The Commonwealth Government allows the copying of certain legal materials for educational purposes. This licence is completely separate from the University's licence with CAL. Subject to the conditions below, the licence allows multiple copying of specified amounts from electronic and hard copy sources, and includes delivery by electronic methods.

Conditions relating to the copying are:

  • The copying must be for teaching or research purposes or, in the case of people with a print or intellectual disability, for research or study.
  • If sold to students, the charge must not exceed the cost of making and supplying the material.
  • You must accurately identify the material and include the following notation:


These materials are copied
[for the teaching/research purposes] or
[to assist a student with a disability]
for Southern Cross University under Commonwealth licence.

  • If you retype or scan an item, the reproduction must be accurate and in context, and the source must be identified accurately.
  • Under this licence, you are not permitted to copy privately owned copyright material associated with a judgment or embodied in other material, or to copy a published edition of a judgment or other material in which the copyright is held other than by the Crown (e.g. a law report published by Butterworths).


The amounts that may be copied are:

  • any amount from Hansard
  • any amount of a judgement of Commonwealth or its Territories' (apart from the Northern Territory) courts or tribunals
  • 30% of the number of pages of whole Commonwealth and its Territories' (apart from the Northern Territory) Bills, Explanatory Memoranda, Acts, Statutory Rules, and Ordinances and Regulations. If official copies are not commercially available within reasonable time (they usually are), you may copy more, including the whole item, and
  • 10% of the number of pages of whole reports of Commonwealth law reform bodies and of Commonwealth Parliamentary Papers relevant to an understanding of a Commonwealth or Territory law. If official copies are not commercially available within reasonable time, you may copy more than 10%, including the whole item.

You may copy, for any purpose, any NSW legislation provided that you reproduce it accurately, in proper context and to an 'appropriate' standard, and that you identify its source accurately.

Note that only legislation is covered by this licence, and it allows reproduction and delivery by electronic means.

You are free to use copyright material available on or through the Queensland Legislation website that is covered by a CC BY licence in line with the licence terms. You must keep the copyright notice on the copyright material and attribute the State of Queensland as the source of the copyright material.

This licence allows you to share (copy and redistribute in any medium or format) and to adapt (remix, transform, and build upon) content for any purpose, even commercially.

The High Court of Australia allows digital or hard copy reproduction and distribution of their copyright material for educational purposes. All High Court decisions are published on the Court's website, usually within an hour of their handing down in court.
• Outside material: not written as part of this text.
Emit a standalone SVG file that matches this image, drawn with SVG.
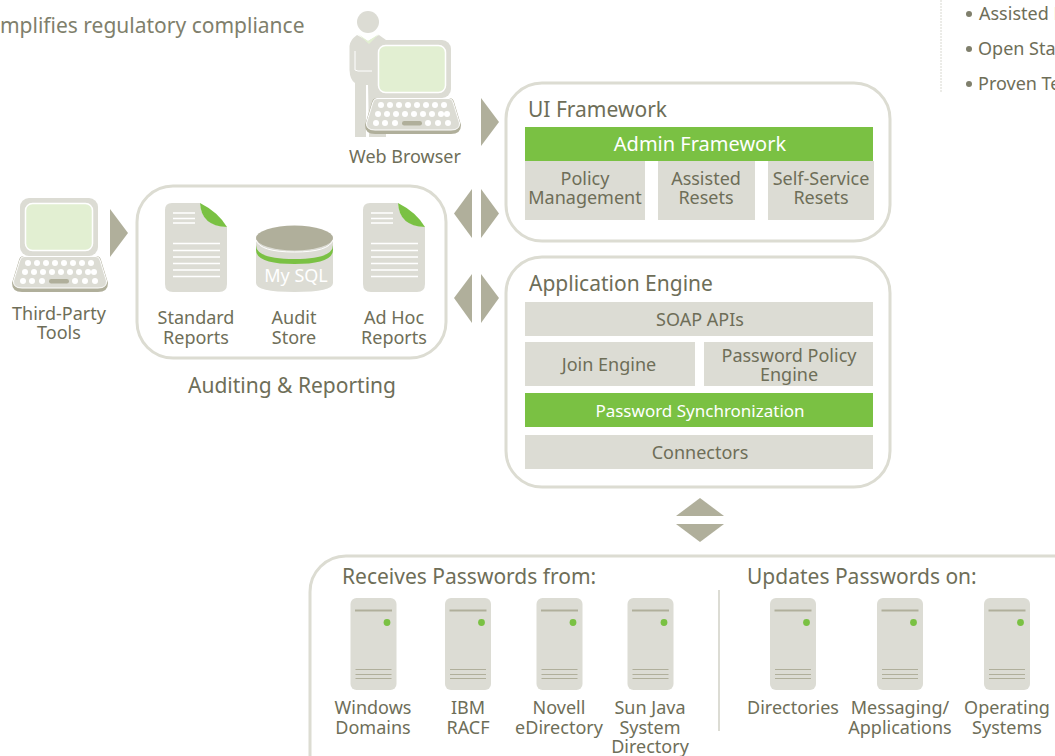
<svg xmlns="http://www.w3.org/2000/svg" xmlns:xlink="http://www.w3.org/1999/xlink" width="1055" height="756" viewBox="0 0 1055 756">
<style>
text{font-family:"Noto Sans","Open Sans","Liberation Sans",sans-serif;fill:#6e6e58;text-anchor:middle}
.s18{font-size:18px}.s16{font-size:16.5px}.s22{font-size:21px}
.st{text-anchor:start}
.w{fill:#fff}
.box{fill:#dcdcd4}.grn{fill:#7ac143}.arr{fill:#b0af9b}
.panel{fill:#fff;stroke:#dcdcd2;stroke-width:3}
.ln{stroke:#fff;stroke-width:1.6;fill:none}
</style>
<defs>
<g id="laptop">
<rect x="20" y="198" width="78" height="58" rx="9" fill="#dcdcd4"/>
<rect x="25.500" y="203.500" width="67" height="47" rx="7" fill="#e2efd2" stroke="#fff" stroke-width="1.500"/>
<path d="M24 256H96Q100 256 101 260L108 283Q108 292 98 292H22Q12 292 12 283L19 260Q20 256 24 256Z" fill="#b0af9b"/>
<path d="M24 256.500H96Q99 256.500 100 260L106.500 281Q107 288 98 288H22Q13 288 13.500 281L20 260Q21 256.500 24 256.500Z" fill="#dcdcd4" stroke="#fff" stroke-width="1"/>
<g fill="#fff">
<circle cx="28" cy="263" r="3"/><circle cx="37" cy="263" r="3"/><circle cx="46" cy="263" r="3"/><circle cx="55" cy="263" r="3"/><circle cx="64" cy="263" r="3"/><circle cx="73" cy="263" r="3"/><circle cx="82" cy="263" r="3"/><circle cx="91" cy="263" r="3"/>
<circle cx="25" cy="272" r="3"/><circle cx="34" cy="272" r="3"/><circle cx="43" cy="272" r="3"/><circle cx="52" cy="272" r="3"/><circle cx="61" cy="272" r="3"/><circle cx="70" cy="272" r="3"/><circle cx="79" cy="272" r="3"/><circle cx="88" cy="272" r="3"/><circle cx="94" cy="272" r="3"/>
<circle cx="23" cy="281" r="3"/><circle cx="32" cy="281" r="3"/><circle cx="42" cy="281" r="3"/><circle cx="75" cy="281" r="3"/><circle cx="85" cy="281" r="3"/><circle cx="95" cy="281" r="3"/>
</g>
<rect x="49" y="279" width="20" height="4.500" rx="2.200" fill="#b0af9b"/>
</g>
<g id="doc">
<path d="M172 203H200Q201 225 227 227V284Q227 292 219 292H173Q165 292 165 284V210Q165 203 172 203Z" fill="#dcdcd4"/>
<path d="M200 203Q218 212 227 227Q201 226 200 203Z" fill="#7ac143"/>
<path d="M173 213H195M173 218.500H195M173 223H195M173 243.500H220M173 250.500H220M173 257H220M173 263.500H220M173 270H220M173 276.500H220" stroke="#fff" stroke-width="1.500" fill="none"/>
</g>
<g id="server">
<rect x="0" y="0" width="46" height="92" rx="6" fill="#dcdcd4"/>
<rect x="4.500" y="11.500" width="37" height="2" fill="#b0af9b"/>
<circle cx="36.500" cy="24.500" r="3.400" fill="#7ac143"/>
<path d="M5 71.500H41M5 76.500H41M5 80.500H41" stroke="#b0af9b" stroke-width="1" fill="none"/>
</g>
</defs>
<rect width="1055" height="756" fill="#fff"/>

<g id="intro"><text class="st" x="-17" y="33" font-size="21" style="font-size:21px;fill:#7f7f6c">Simplifies regulatory compliance</text></g>
<g id="benefits">
<line x1="941" y1="0" x2="941" y2="93" stroke="#d8d8d0" stroke-width="1" stroke-dasharray="2 1"/>
<g fill="#6e6e58"><circle cx="969" cy="14" r="3" fill="#7f7f6c"/><circle cx="969" cy="49" r="3" fill="#7f7f6c"/><circle cx="969" cy="84" r="3" fill="#7f7f6c"/></g>
<text class="st s18" x="979" y="20">Assisted Resets</text>
<text class="st s18" x="978" y="55">Open Standards</text>
<text class="st s18" x="978" y="90">Proven Technology</text>
</g>

<g id="connectors" class="arr">
<path d="M481 98L499 122L481 146Z"/>
<path d="M110 209L128 233L110 257Z"/>
<path d="M472 189L454 213.500L472 238Z"/><path d="M481 189L499 213.500L481 238Z"/>
<path d="M472 274L454 298L472 323Z"/><path d="M481 274L499 298L481 323Z"/>
<path d="M700 498L676 516H724Z"/><path d="M700 542L676 524H724Z"/>
</g>

<g id="web-browser">
<circle cx="368" cy="22" r="11" fill="#dcdcd4"/>
<path d="M357 35L368 41L379 35L386 40V137H369Q369 130 368 85H366V137H355V83Q350 80 349.500 70V46Q350 40 357 35Z" fill="#dcdcd4"/>
<path d="M358 34L368 41L379 34L369 44Z" fill="#e2efd2"/>
<path d="M355 51V70L358 71H372" stroke="#fff" stroke-width="1" fill="none"/>
<use href="#laptop" x="353" y="-158"/>
<text class="s18" x="405" y="163">Web Browser</text>
</g>

<g id="third-party-tools">
<use href="#laptop"/>
<text class="s18" x="59" y="320">Third-Party</text>
<text class="s18" x="59" y="339">Tools</text>
</g>

<g id="auditing-reporting">
<rect class="panel" x="137" y="186" width="309" height="172" rx="36"/>
<use href="#doc"/>
<use href="#doc" x="198"/>
<path d="M256 238V283Q256 292 294.500 292Q333 292 333 283V238Z" fill="#dcdcd4"/>
<path d="M256 245Q256 259 294.500 259Q333 259 333 245V250Q333 264 294.500 264Q256 264 256 250Z" fill="#7ac143"/>
<ellipse cx="294.500" cy="238" rx="38.500" ry="12.500" fill="#b0af9b"/>
<path d="M256 240Q260 252 294.500 252Q329 252 333 240" fill="none" stroke="#fff" stroke-width="1"/>
<text x="296" y="282" style="fill:#fff;font-size:18px">My SQL</text>
<text class="s18" x="196" y="324">Standard</text><text class="s18" x="196" y="344">Reports</text>
<text class="s18" x="294" y="324">Audit</text><text class="s18" x="294" y="344">Store</text>
<text class="s18" x="394" y="324">Ad Hoc</text><text class="s18" x="394" y="344">Reports</text>
<text class="s22" x="292" y="393">Auditing &amp; Reporting</text>
</g>

<g id="ui-framework">
<rect class="panel" x="506" y="83" width="384" height="158" rx="36"/>
<text class="st s22" x="528" y="117">UI Framework</text>
<rect class="grn" x="525" y="127" width="348" height="34"/>
<text class="w" x="700" y="151" style="fill:#fff;font-size:20px">Admin Framework</text>
<rect class="box" x="525" y="161" width="120" height="59"/>
<rect class="box" x="658" y="161" width="97" height="59"/>
<rect class="box" x="768" y="161" width="106" height="59"/>
<text class="s18" x="585" y="185">Policy</text><text class="s18" x="585" y="204">Management</text>
<text class="s18" x="706" y="185">Assisted</text><text class="s18" x="706" y="204">Resets</text>
<text class="s18" x="821" y="185">Self-Service</text><text class="s18" x="821" y="204">Resets</text>
</g>

<g id="application-engine">
<rect class="panel" x="506" y="257" width="384" height="230" rx="36"/>
<text class="st s22" x="529" y="291">Application Engine</text>
<rect class="box" x="525" y="302" width="348" height="34"/>
<text class="s18" x="700" y="326">SOAP APIs</text>
<rect class="box" x="525" y="342" width="170" height="44"/>
<text class="s18" x="609" y="371">Join Engine</text>
<rect class="box" x="704" y="342" width="169" height="44"/>
<text class="s18" x="789" y="362">Password Policy</text><text class="s18" x="789" y="381">Engine</text>
<rect class="grn" x="525" y="393" width="348" height="34"/>
<text x="700" y="417" style="fill:#fff;font-size:17px">Password Synchronization</text>
<rect class="box" x="525" y="435" width="348" height="34"/>
<text class="s18" x="700" y="459">Connectors</text>
</g>

<g id="password-targets">
<rect class="panel" x="310" y="556" width="790" height="240" rx="36"/>
<text class="st s22" x="342" y="584">Receives Passwords from:</text>
<text class="st s22" x="747" y="584">Updates Passwords on:</text>
<line x1="719" y1="590" x2="719" y2="731" stroke="#dcdcd4" stroke-width="2"/>
<use href="#server" x="350.500" y="598"/>
<use href="#server" x="445" y="598"/>
<use href="#server" x="536.500" y="598"/>
<use href="#server" x="627.500" y="598"/>
<use href="#server" x="770" y="598"/>
<use href="#server" x="877" y="598"/>
<use href="#server" x="984" y="598"/>
<text class="s18" x="373" y="714">Windows</text><text class="s18" x="373" y="734">Domains</text>
<text class="s18" x="468" y="714">IBM</text><text class="s18" x="468" y="734">RACF</text>
<text class="s18" x="559" y="714">Novell</text><text class="s18" x="559" y="734">eDirectory</text>
<text class="s18" x="650" y="714">Sun Java</text><text class="s18" x="650" y="734">System</text><text class="s18" x="650" y="753">Directory</text>
<text class="s18" x="793" y="714">Directories</text>
<text class="s18" x="900" y="714">Messaging/</text><text class="s18" x="900" y="734">Applications</text>
<text class="s18" x="1007" y="714">Operating</text><text class="s18" x="1007" y="734">Systems</text>
</g>
</svg>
The conditions relating to this use are:

  • reproduced without textual alteration
  • reproduced in context (in the case of extracts of documents), and
  • acknowledged as follows: 'Copyright, High Court of Australia' (in the case of written material produced by the Court or its officers) or 'Courtesy High Court of Australia' (in the case of photographic or artistic material).
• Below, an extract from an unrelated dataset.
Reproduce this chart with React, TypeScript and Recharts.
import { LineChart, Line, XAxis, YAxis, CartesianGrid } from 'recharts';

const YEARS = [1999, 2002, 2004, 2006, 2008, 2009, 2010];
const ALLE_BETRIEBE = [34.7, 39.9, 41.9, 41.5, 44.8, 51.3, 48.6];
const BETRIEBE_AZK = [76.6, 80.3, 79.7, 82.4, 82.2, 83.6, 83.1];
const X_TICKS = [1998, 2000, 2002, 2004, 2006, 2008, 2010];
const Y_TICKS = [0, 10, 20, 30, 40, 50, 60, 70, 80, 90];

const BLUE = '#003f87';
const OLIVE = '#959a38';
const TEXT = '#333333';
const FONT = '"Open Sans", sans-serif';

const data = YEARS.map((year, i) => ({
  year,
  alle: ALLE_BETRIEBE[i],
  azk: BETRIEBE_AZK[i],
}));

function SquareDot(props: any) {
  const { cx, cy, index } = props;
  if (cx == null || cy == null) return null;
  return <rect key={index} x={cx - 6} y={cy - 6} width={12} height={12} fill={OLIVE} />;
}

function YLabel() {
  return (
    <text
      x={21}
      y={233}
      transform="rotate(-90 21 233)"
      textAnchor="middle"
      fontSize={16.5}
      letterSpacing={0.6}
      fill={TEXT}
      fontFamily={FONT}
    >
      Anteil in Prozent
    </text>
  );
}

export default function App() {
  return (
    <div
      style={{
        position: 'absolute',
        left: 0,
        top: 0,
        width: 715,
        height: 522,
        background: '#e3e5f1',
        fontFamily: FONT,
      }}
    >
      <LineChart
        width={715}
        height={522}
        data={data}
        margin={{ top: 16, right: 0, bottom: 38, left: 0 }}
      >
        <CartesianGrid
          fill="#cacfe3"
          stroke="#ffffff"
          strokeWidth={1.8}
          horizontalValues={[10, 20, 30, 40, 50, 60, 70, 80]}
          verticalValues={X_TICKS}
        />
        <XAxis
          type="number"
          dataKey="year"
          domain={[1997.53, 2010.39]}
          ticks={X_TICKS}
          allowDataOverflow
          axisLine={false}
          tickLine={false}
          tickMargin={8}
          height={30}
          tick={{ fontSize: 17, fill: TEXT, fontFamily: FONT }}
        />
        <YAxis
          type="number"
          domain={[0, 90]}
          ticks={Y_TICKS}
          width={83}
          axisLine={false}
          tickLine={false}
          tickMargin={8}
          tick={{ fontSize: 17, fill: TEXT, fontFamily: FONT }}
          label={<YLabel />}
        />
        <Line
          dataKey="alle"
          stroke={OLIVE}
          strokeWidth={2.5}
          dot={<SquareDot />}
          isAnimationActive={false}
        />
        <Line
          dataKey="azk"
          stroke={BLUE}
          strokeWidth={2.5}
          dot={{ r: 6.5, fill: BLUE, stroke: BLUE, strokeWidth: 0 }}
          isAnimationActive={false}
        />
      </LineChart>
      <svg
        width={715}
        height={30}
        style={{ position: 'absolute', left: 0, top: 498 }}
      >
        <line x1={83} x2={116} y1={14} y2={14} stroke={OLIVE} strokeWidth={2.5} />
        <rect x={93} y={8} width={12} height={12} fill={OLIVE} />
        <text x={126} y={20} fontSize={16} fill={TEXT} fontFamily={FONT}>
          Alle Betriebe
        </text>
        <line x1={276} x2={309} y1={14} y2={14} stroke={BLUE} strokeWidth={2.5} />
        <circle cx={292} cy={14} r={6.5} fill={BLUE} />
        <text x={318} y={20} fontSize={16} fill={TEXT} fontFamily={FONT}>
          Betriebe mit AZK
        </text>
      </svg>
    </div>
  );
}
Note that this licence refers to material that the High Court has published on its website or in hard copy form, and not to High Court material published by other parties (for example, by Austlii).

Section 182A of the Copyright Act permits one copy to be made of the whole or part of a 'prescribed work'. The copy may be made by, or on behalf, of a person for a particular purpose, although 'particular purpose' is not defined.

A 'prescribed work' however is defined, and under this Section means:

  1. an Act or State Act, an enactment of the legislature of a Territory or an instrument (including an Ordinance or a rule, regulation or by-law) made under an Act, a State Act or such an enactment
  2. a judgment, order or award of a Federal court or of a court of a State or Territory
  3. a judgment, order or award of a Tribunal (not being a court) established by or under an Act or other enactment of the Commonwealth, a State or a Territory
  4. reasons for a decision of a court referred to in paragraph (b), or of a Tribunal referred to in paragraph (c), given by the court or by the Tribunal

or

  1. reasons given by a Justice, Judge or other member of a court referred to in paragraph (b), or of a member of a Tribunal referred to in paragraph (c), for a decision given by him or her either as the sole member, or as one of the members, of the court or Tribunal.